Peter Weingart, a sociologist of science from Bielefeld, a city in northwest Germany, believes that the climate experts' lack of distance has something to do with their training. Scientists usually learn only to reflect on the results of their work, not on their role within the social decision-making process. As a result, they join forces with politicians who share their views. And in this way they do harm to science.

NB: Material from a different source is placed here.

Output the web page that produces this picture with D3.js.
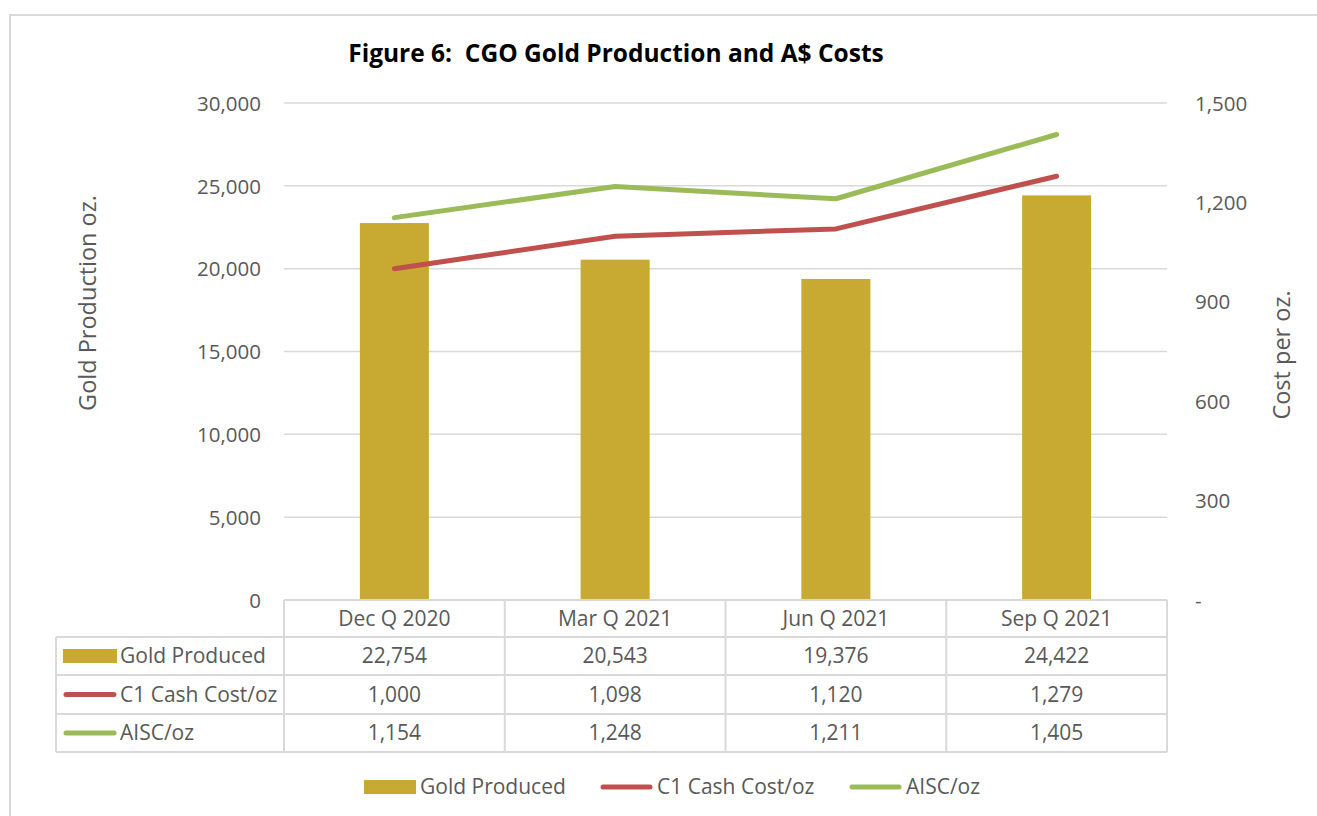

But Rahmstorf, the professor from Potsdam, dubbed a climate protection zealot by some, is unswayed by these arguments. He sees climate change as an existential issue, "a baptism by fire for the developing global society." Rahmstorf is the father of a baby, which he drives through Potsdam in a bicycle trailer. He doesn't own a car. He wants to do his utmost to leave behind for his child a world that is as similar to today's world as possible, at least as far as the climate goes. He feels responsible, as someone who sees the big picture. And in half a century, when many things will be clearer, when things may even be worse, he doesn't want to have to answer the question: Why didn't you do anything?
The same question haunts IPCC chairman Pachauri. This week he will be in Bangkok, where the subjects of debate will be possible solutions, distribution of the burdens and the structure of the future. Pachauri will sit on the podium, follow the debate and do what he believes he has to do -- be on the side of a good cause and not on the side of science.